Chapter 45

I was right behind Milo when he flung the greenhouse door open. Letting loose humid heat and putrescence that would’ve repelled Satan.

“Oh, God, the things I do for God and country,” he said as he stepped in.


The floor was brick, a central walkway between rows of wooden tables.

The reek seemed to have acquired solidity, jellying the air as it poisoned.

A whole lot of visual beauty made matters worse, though I couldn’t tell you why.

Pots on the tables, glossy and patterned intricately, housed palms, ferns, bromeliads, and other pineapple-like things. Plants with fleshy leaves, spoon-like leaves, spiky leaves, others filamentous and delicate as corn silk.

I spotted one of those red, heart-shaped things they sell in Hawaiian souvenir shops. The orange flowers I’d seen through the window belonged to a squat, spreading thing with hairy, leathery leaves.

A plant that resembled a bird’s head.

A vine that reached for the ceiling, sucker-like appendages gripping glass, an herbaceous octopus.

Something that resembled nothing I could classify.

Everything healthy, lush, thriving.

As we trudged slowly, a squirt of fragrance hit my nose. Sweet, exotic, tropical, facing up to the stink but dying quickly.

Another burst: gingery. That, too, lost out to the ambient toxicity.

Milo stopped, retched, coughed. Bent a bit, straightened, resumed the slog.

I found myself teetering. Reached out for the support of a wooden table, thought better of it and forced myself to keep going.

No one behind me. I half turned, saw Reed’s fleeing form. I sympathized but found perverse pleasure in that. Good to know something could get to him.
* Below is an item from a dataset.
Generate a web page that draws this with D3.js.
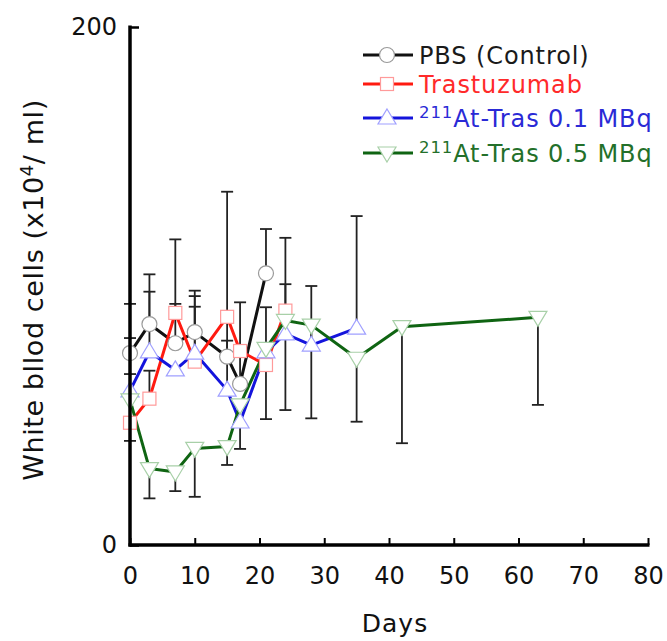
<!DOCTYPE html>
<html>
<head>
<meta charset="utf-8">
<script src="https://cdn.jsdelivr.net/npm/d3@7"></script>
<style>
  html, body { margin: 0; padding: 0; background: #fff; }
  svg { display: block; }
  text { font-family: "DejaVu Sans", sans-serif; }
</style>
</head>
<body>
<div id="chart"></div>
<script>
// ---- Data ----
const xTicks = [0, 10, 20, 30, 40, 50, 60, 70, 80];
const yTicks = [0, 200];

const pbsDays    = [0, 3, 7, 10, 15, 17, 21];
const pbsValues  = [74.1, 85.3, 77.9, 82.2, 72.7, 62.2, 104.9];
const pbsErrEnds = [93.1, 104.5, 118.0, 98.2, 136.4, 93.7, 122.0];

const trasDays    = [0, 3, 7, 10, 15, 17, 21, 24];
const trasValues  = [47.2, 56.5, 89.6, 70.8, 88.1, 74.9, 69.5, 90.5];
const trasErrEnds = [66.0, 67.3, 93.1, 92.0, null, null, null, 118.6];

const at01Days    = [0, 3, 7, 10, 15, 17, 21, 24, 28, 35];
const at01Values  = [59.5, 74.6, 67.6, 74.1, 59.8, 47.5, 74.6, 81.5, 77.2, 83.7];
const at01ErrEnds = [79.9, 97.8, null, 96.1, 78.9, null, 91.8, 100.7, 100.0, 127.0];

const at05Days    = [0, 3, 7, 10, 15, 17, 21, 24, 28, 35, 42, 63];
const at05Values  = [56.0, 29.5, 28.2, 37.3, 38.0, 54.1, 75.9, 86.7, 84.9, 72.1, 84.3, 87.9];
const at05ErrEnds = [40.2, 18.0, 20.8, 18.6, 30.9, 37.1, 48.6, 52.1, 48.9, 47.6, 39.3, 54.1];

const seriesNames = ["PBS (Control)", "Trastuzumab", "At-Tras 0.1 MBq", "At-Tras 0.5 MBq"];
const seriesSup   = ["", "", "211", "211"];

// ---- Build ----
const W = 667, H = 641;
const svg = d3.select("#chart").append("svg").attr("width", W).attr("height", H);

const x = d3.scaleLinear().domain([0, 80]).range([130, 648]);
const y = d3.scaleLinear().domain([0, 200]).range([545, 27]);

const series = [
  { name: seriesNames[0], sup: seriesSup[0], days: pbsDays, values: pbsValues, err: pbsErrEnds,
    line: "#111111", text: "#1a1a1a", mstroke: "#9a9a9a", marker: "circle" },
  { name: seriesNames[1], sup: seriesSup[1], days: trasDays, values: trasValues, err: trasErrEnds,
    line: "#ff1a10", text: "#ff2a2a", mstroke: "#ff9a9a", marker: "square" },
  { name: seriesNames[2], sup: seriesSup[2], days: at01Days, values: at01Values, err: at01ErrEnds,
    line: "#1414dc", text: "#2a2ad6", mstroke: "#a0a0ff", marker: "up" },
  { name: seriesNames[3], sup: seriesSup[3], days: at05Days, values: at05Values, err: at05ErrEnds,
    line: "#0f6412", text: "#23702a", mstroke: "#a8d0a8", marker: "down" }
];

function drawMarker(g, type, cx, cy, stroke) {
  if (type === "circle") {
    g.append("circle").attr("cx", cx).attr("cy", cy).attr("r", 7.5)
      .attr("fill", "#fff").attr("stroke", stroke).attr("stroke-width", 1.2);
  } else if (type === "square") {
    g.append("rect").attr("x", cx - 6.5).attr("y", cy - 6.5).attr("width", 13).attr("height", 13)
      .attr("fill", "#fff").attr("stroke", stroke).attr("stroke-width", 1.2);
  } else if (type === "up") {
    g.append("path").attr("d", `M${cx},${cy - 9} L${cx + 9},${cy + 6} L${cx - 9},${cy + 6} Z`)
      .attr("fill", "#fff").attr("stroke", stroke).attr("stroke-width", 1.2);
  } else {
    g.append("path").attr("d", `M${cx},${cy + 9} L${cx + 9},${cy - 6} L${cx - 9},${cy - 6} Z`)
      .attr("fill", "#fff").attr("stroke", stroke).attr("stroke-width", 1.2);
  }
}

// error bars (one-sided, cap at far end)
const gErr = svg.append("g");
series.forEach(s => {
  s.days.forEach((d, i) => {
    const e = s.err[i];
    if (e === null) return;
    const px = x(d);
    gErr.append("line").attr("x1", px).attr("x2", px)
      .attr("y1", y(s.values[i])).attr("y2", y(e))
      .attr("stroke", "#222").attr("stroke-width", 1.8);
    gErr.append("line").attr("x1", px - 6).attr("x2", px + 6)
      .attr("y1", y(e)).attr("y2", y(e))
      .attr("stroke", "#222").attr("stroke-width", 1.8);
  });
});

// lines
const line = d3.line().x(d => x(d[0])).y(d => y(d[1]));
const gLines = svg.append("g");
series.forEach(s => {
  gLines.append("path")
    .attr("d", line(s.days.map((d, i) => [d, s.values[i]])))
    .attr("fill", "none").attr("stroke", s.line).attr("stroke-width", 3)
    .attr("stroke-linejoin", "round");
});

// markers
const gMarks = svg.append("g");
series.forEach(s => {
  s.days.forEach((d, i) => drawMarker(gMarks, s.marker, x(d), y(s.values[i]), s.mstroke));
});

// axes
const xAxis = d3.axisBottom(x).tickValues(xTicks).tickSizeInner(-7).tickSizeOuter(0).tickPadding(22);
const gx = svg.append("g").attr("transform", "translate(0,545)").call(xAxis);
gx.select(".domain").attr("stroke", "#000").attr("stroke-width", 3.5)
  .attr("d", "M128.5,0H649.5");
gx.selectAll(".tick line").attr("stroke", "#000").attr("stroke-width", 2);
gx.selectAll(".tick text").attr("font-size", 24).attr("fill", "#111")
  .style("font-family", "DejaVu Sans");

const yAxis = d3.axisLeft(y).tickValues(yTicks).tickSizeInner(-9).tickSizeOuter(0).tickPadding(13);
const gy = svg.append("g").attr("transform", "translate(130,0)").call(yAxis);
gy.select(".domain").attr("stroke", "#000").attr("stroke-width", 3.5)
  .attr("d", "M0,25.5V546.5");
gy.selectAll(".tick line").attr("stroke", "#000").attr("stroke-width", 2.5);
gy.selectAll(".tick text").attr("font-size", 24).attr("fill", "#111")
  .style("font-family", "DejaVu Sans");

// axis titles
svg.append("text").attr("x", 395).attr("y", 632).attr("text-anchor", "middle")
  .attr("font-size", 25).attr("letter-spacing", 1).attr("fill", "#111").text("Days");

const yl = svg.append("text")
  .attr("transform", "translate(43,290) rotate(-90)")
  .attr("text-anchor", "middle").attr("font-size", 27).attr("letter-spacing", 0.6).attr("fill", "#111");
yl.append("tspan").text("White bllod cells (x10");
yl.append("tspan").attr("font-size", 18).attr("dy", -10).text("4");
yl.append("tspan").attr("dy", 10).text("/ ml)");

// legend
const legRows = [55, 84, 118, 153];
const legBase = [64, 93, 127, 162];
const gLeg = svg.append("g");
series.forEach((s, i) => {
  gLeg.append("line").attr("x1", 363).attr("x2", 413)
    .attr("y1", legRows[i]).attr("y2", legRows[i])
    .attr("stroke", s.line).attr("stroke-width", 3);
  drawMarker(gLeg, s.marker, 387, legRows[i], s.mstroke);
  const t = gLeg.append("text").attr("x", 419).attr("y", legBase[i])
    .attr("font-size", 24).attr("letter-spacing", 0.9).attr("fill", s.text);
  if (s.sup) {
    t.append("tspan").attr("font-size", 16.5).attr("dy", -9).text(s.sup);
    t.append("tspan").attr("dy", 9).text(s.name);
  } else {
    t.text(s.name);
  }
});
</script>
</body>
</html>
Milo took another couple of steps. His flashlight found something and he stopped, pointed, covered his entire face with the handkerchief then dropped it just enough to undrape his eyes.

At the far wall of the greenhouse, several large yellow bags were neatly stacked.

The potting mix Binchy had seen Phil Duke bring home from the garden supply house.

To the left of the bags was a massive heap of loose dirt. Five feet high, shaped like a first-grader’s clumsily drawn mountain.

Oddly messy for this precise herbarium.

The flashlight searched, floundered.

Found something.

Sprouting from the top of the pile. Melon-shaped.

Large melon.

We got closer. The stink beat us mercilessly.

Melon with eyeholes... wet, sloughing rind.

So much bloat and rot that a first glance told you nothing.

A second glance refined the perception.

What had once been a human head. The mouth degraded to a black O, the eyeholes tiny caverns leading to nothing.

Milo retched. “I’m losing it.” He ran past me and out.

What possessed me to stick around for a few more seconds, I’ll never know.

Something was wrong with this Gehenna. Then it came to me: the silence. No flies. No maggots destined to be flies.

All at once, the silence was gone, replaced by a clanging in my head, metallic, insistent.

I took one last look at the head and walked out. Slowly, deliberately.

In control. Nothing was going to rush me.

When I got out, Milo was at the top of the driveway, sucking air.

I did the same. Thinking about Gerard Waters’s body, kept in a warm, moist place before being dumped in the Palisades.

Milo recovered enough to talk, but his voice was weak. “C.I.’s and techs on their way. I warned them. Go hazmat.”

“Considerate,” I said.

“See something like this, you aim for any virtue you can snag.”